This study addresses the challenge of early detection of water stress in crops prior to the onset of visible symptoms, aiming to enable precision irrigation. To this end, the authors propose an online detection framework based on electrophysiological time-series signals from tomato plants, uniquely integrating electrophysiological sensing with automated machine learning (AutoML). The approach employs statistical feature extraction, sequential backward selection, and probability calibration to classify plant health status in real time within a 30-minute retrospective window. Evaluated on unseen data, the method achieves 92% accuracy—outperforming deep learning baselines—while substantially reducing the number of features without compromising performance. This work thus provides an effective foundation for biofeedback-driven intelligent irrigation systems.
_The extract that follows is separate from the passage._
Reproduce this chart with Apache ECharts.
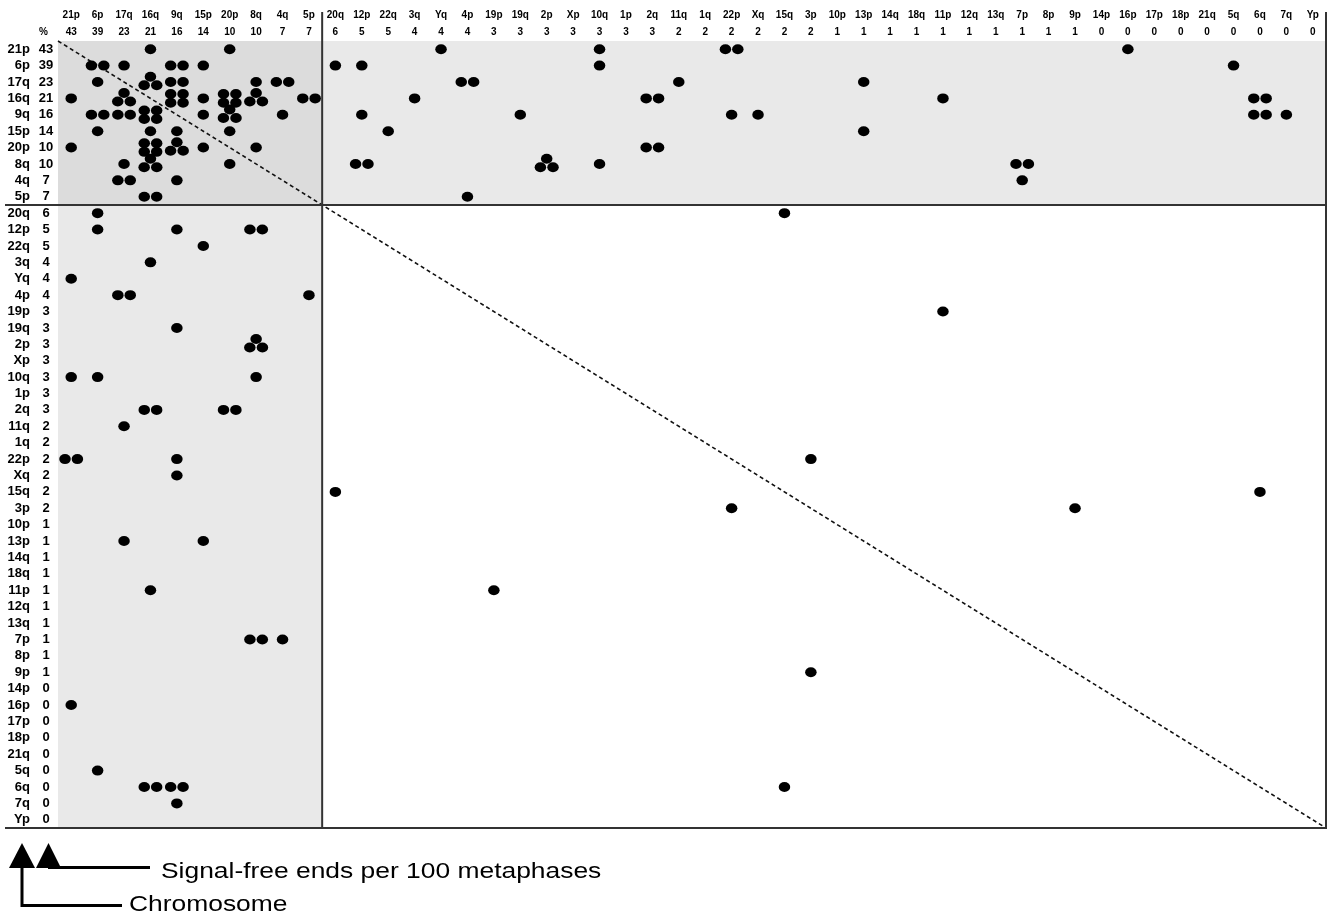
<!DOCTYPE html>
<html><head><meta charset="utf-8">
<script src="https://cdn.jsdelivr.net/npm/echarts@6/dist/echarts.min.js"></script>
<style>html,body{margin:0;padding:0;background:#fff}#c{width:1334px;height:918px}</style>
</head><body><div id="c"></div>
<script>
// chromosome arms, same order on both axes
const arms = ['21p','6p','17q','16q','9q','15p','20p','8q','4q','5p','20q','12p','22q','3q','Yq','4p','19p','19q','2p','Xp','10q','1p','2q','11q','1q','22p','Xq','15q','3p','10p','13p','14q','18q','11p','12q','13q','7p','8p','9p','14p','16p','17p','18p','21q','5q','6q','7q','Yp'];
// signal-free ends per 100 metaphases
const pct = [43,39,23,21,16,14,10,10,7,7,6,5,5,4,4,4,3,3,3,3,3,3,3,2,2,2,2,2,2,1,1,1,1,1,1,1,1,1,1,0,0,0,0,0,0,0,0,0];
// last arm of the highlighted group
const groupEnd = '5p';
// [row arm, column arm, number of dots]
const cells = [
  ['21p','16q',1],['21p','20p',1],['21p','Yq',1],['21p','10q',1],['21p','22p',2],['21p','16p',1],
  ['6p','6p',2],['6p','17q',1],['6p','9q',2],['6p','15p',1],['6p','20q',1],['6p','12p',1],['6p','10q',1],['6p','5q',1],
  ['17q','6p',1],['17q','16q',3],['17q','9q',2],['17q','8q',1],['17q','4q',2],['17q','4p',2],['17q','11q',1],['17q','13p',1],
  ['16q','21p',1],['16q','17q',3],['16q','9q',4],['16q','15p',1],['16q','20p',4],['16q','8q',3],['16q','5p',2],['16q','3q',1],['16q','2q',2],['16q','11p',1],['16q','6q',2],
  ['9q','6p',2],['9q','17q',2],['9q','16q',4],['9q','15p',1],['9q','20p',3],['9q','4q',1],['9q','12p',1],['9q','19q',1],['9q','22p',1],['9q','Xq',1],['9q','6q',2],['9q','7q',1],
  ['15p','6p',1],['15p','16q',1],['15p','9q',1],['15p','20p',1],['15p','22q',1],['15p','13p',1],
  ['20p','21p',1],['20p','16q',4],['20p','9q',3],['20p','15p',1],['20p','8q',1],['20p','2q',2],
  ['8q','17q',1],['8q','16q',3],['8q','20p',1],['8q','12p',2],['8q','2p',3],['8q','10q',1],['8q','7p',2],
  ['4q','17q',2],['4q','9q',1],['4q','7p',1],
  ['5p','16q',2],['5p','4p',1],
  ['20q','6p',1],['20q','15q',1],
  ['12p','6p',1],['12p','9q',1],['12p','8q',2],
  ['22q','15p',1],
  ['3q','16q',1],
  ['Yq','21p',1],
  ['4p','17q',2],['4p','5p',1],
  ['19p','11p',1],
  ['19q','9q',1],
  ['2p','8q',3],
  ['10q','21p',1],['10q','6p',1],['10q','8q',1],
  ['2q','16q',2],['2q','20p',2],
  ['11q','17q',1],
  ['22p','21p',2],['22p','9q',1],['22p','3p',1],
  ['Xq','9q',1],
  ['15q','20q',1],['15q','6q',1],
  ['3p','22p',1],['3p','9p',1],
  ['13p','17q',1],['13p','15p',1],
  ['11p','16q',1],['11p','19p',1],
  ['7p','8q',2],['7p','4q',1],
  ['9p','3p',1],
  ['16p','21p',1],
  ['5q','6p',1],
  ['6q','16q',2],['6q','9q',2],['6q','15q',1],
  ['7q','9q',1]
];

// dot arrangement inside a cell (pixels), by number of dots
const LAYOUT = {
  1: [[0,0]],
  2: [[-6.2,0],[6.2,0]],
  3: [[0,-5.3],[-6.3,3.2],[6.3,3.2]],
  4: [[-6.2,-4.3],[6.2,-4.3],[-6.2,4.3],[6.2,4.3]]
};
const dots = [];
cells.forEach(([r, c, n]) => {
  LAYOUT[n].forEach(off => dots.push({ value: [c, r], symbolOffset: off }));
});

const FONT = '"Liberation Sans", Arial, Helvetica, sans-serif';
const split = arms.indexOf(groupEnd) + 1;

const chart = echarts.init(document.getElementById('c'), null, { renderer: 'canvas' });
chart.setOption({
  backgroundColor: '#ffffff',
  animation: false,
  grid: { left: 58, right: 8, top: 41, bottom: 90, outerBoundsMode: 'none' },
  xAxis: {
    type: 'category', data: arms, position: 'top',
    axisLine: { show: false }, axisTick: { show: false }, splitLine: { show: false },
    axisLabel: {
      interval: 0, margin: 0, color: '#000',
      formatter: (v, i) => '{n|' + v + '}\n{p|' + pct[i] + '}',
      rich: {
        n: { fontFamily: FONT, fontSize: 10, fontWeight: 'bold', lineHeight: 17, color: '#000' },
        p: { fontFamily: FONT, fontSize: 10, fontWeight: 'bold', lineHeight: 17, color: '#000' }
      }
    }
  },
  yAxis: {
    type: 'category', data: arms, inverse: true,
    axisLine: { show: false }, axisTick: { show: false }, splitLine: { show: false },
    axisLabel: {
      interval: 0, margin: 2, color: '#000', align: 'right',
      formatter: (v, i) => '{n|' + v + '}{g| }{p|' + pct[i] + '}',
      rich: {
        n: { fontFamily: FONT, fontSize: 13, fontWeight: 'bold', color: '#000' },
        g: { width: 6, fontSize: 13 },
        p: { fontFamily: FONT, fontSize: 13, fontWeight: 'bold', width: 20, align: 'center', color: '#000' }
      }
    }
  },
  series: [
    {
      type: 'custom', z: 1, silent: true, clip: false,
      data: [[0, 0]],
      renderItem(params, api) {
        const cs = params.coordSys;
        const sz = api.size([1, 1]);
        const cw = sz[0], ch = sz[1];
        const x0 = cs.x, y0 = cs.y, x1 = cs.x + cs.width, y1 = cs.y + cs.height;
        const xs = x0 + split * cw, ys = y0 + split * ch;
        const ln = (a, b, c, d) => ({ type: 'line', shape: { x1: a, y1: b, x2: c, y2: d },
          style: { stroke: '#333', lineWidth: 2 } });
        return {
          type: 'group',
          children: [
            { type: 'rect', shape: { x: x0, y: y0, width: x1 - x0, height: ys - y0 }, style: { fill: '#e9e9e9' } },
            { type: 'rect', shape: { x: x0, y: ys, width: xs - x0, height: y1 - ys }, style: { fill: '#e9e9e9' } },
            { type: 'rect', shape: { x: x0, y: y0, width: xs - x0, height: ys - y0 }, style: { fill: '#dcdcdc' } },
            { type: 'line', shape: { x1: x0, y1: y0, x2: x1, y2: y1 },
              style: { stroke: '#111', lineWidth: 1.6, lineDash: [4, 3] } },
            ln(xs, 12, xs, y1 + 1),
            ln(x1, 12, x1, y1 + 1),
            ln(5, ys, x1 + 1, ys),
            ln(5, y1, x1 + 1, y1)
          ]
        };
      }
    },
    {
      type: 'scatter', z: 3, silent: true,
      symbol: 'circle', symbolSize: [11.5, 10],
      itemStyle: { color: '#000', opacity: 1 },
      data: dots
    }
  ],
  graphic: [
    { type: 'text', x: 43.5, y: 32, style: { text: '%', font: 'bold 10px ' + FONT, fill: '#000',
      textAlign: 'center', textVerticalAlign: 'middle', align: 'center', verticalAlign: 'middle' } },
    { type: 'polygon', shape: { points: [[9, 868], [35, 868], [22, 843]] }, style: { fill: '#000' } },
    { type: 'polyline', shape: { points: [[22, 866], [22, 905.5], [122, 905.5]] }, style: { stroke: '#000', lineWidth: 3, fill: null } },
    { type: 'polygon', shape: { points: [[36, 868], [61, 868], [48.5, 843]] }, style: { fill: '#000' } },
    { type: 'line', shape: { x1: 48, y1: 867.5, x2: 150, y2: 867.5 }, style: { stroke: '#000', lineWidth: 3 } },
    { type: 'text', x: 161, y: 872, scaleX: 1.2, style: { text: 'Signal-free ends per 100 metaphases', x: 0, y: 0,
      font: '22px ' + FONT, fill: '#000', textAlign: 'left', textVerticalAlign: 'middle', align: 'left', verticalAlign: 'middle' } },
    { type: 'text', x: 129, y: 905, scaleX: 1.2, style: { text: 'Chromosome', x: 0, y: 0,
      font: '22px ' + FONT, fill: '#000', textAlign: 'left', textVerticalAlign: 'middle', align: 'left', verticalAlign: 'middle' } }
  ]
});
</script>
</body></html>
Purpose: Fast detection of plant stress is key to plant phenotyping, precision agriculture, and automated crop management. In particular, efficient irrigation management requires early identification of water stress to optimize resource use while maintaining crop performance. Direct physiological sensing offers the potential to detect stress responses before visible symptoms appear. Methods: In this study, we recorded electrophysiological signals from greenhouse-grown tomato plants subjected to water stress and developed a framework based on machine learning for online stress detection. The recorded time-series data were processed using a processing pipeline that includes statistical feature extraction and selection, automated machine learning or alternatively deep learning, and probability calibration. Results: Across multiple input time horizons, we found that a 30-minute look-back window strikes the best balance between rapid decision-making and classification performance. Using automated machine learning, the framework achieved classification accuracies of up to 92%, outperforming deep learning approaches. Sequential backward selection reduced the feature set while maintaining performance. Importantly, the framework detects transitions from healthy to stressed states in recordings that were not included in the training set. Conclusion: Overall, we provide a decision-support tool for farmers and establish a foundation for biofeedback-driven irrigation control to improve resource efficiency in (semi-)autonomous crop production systems.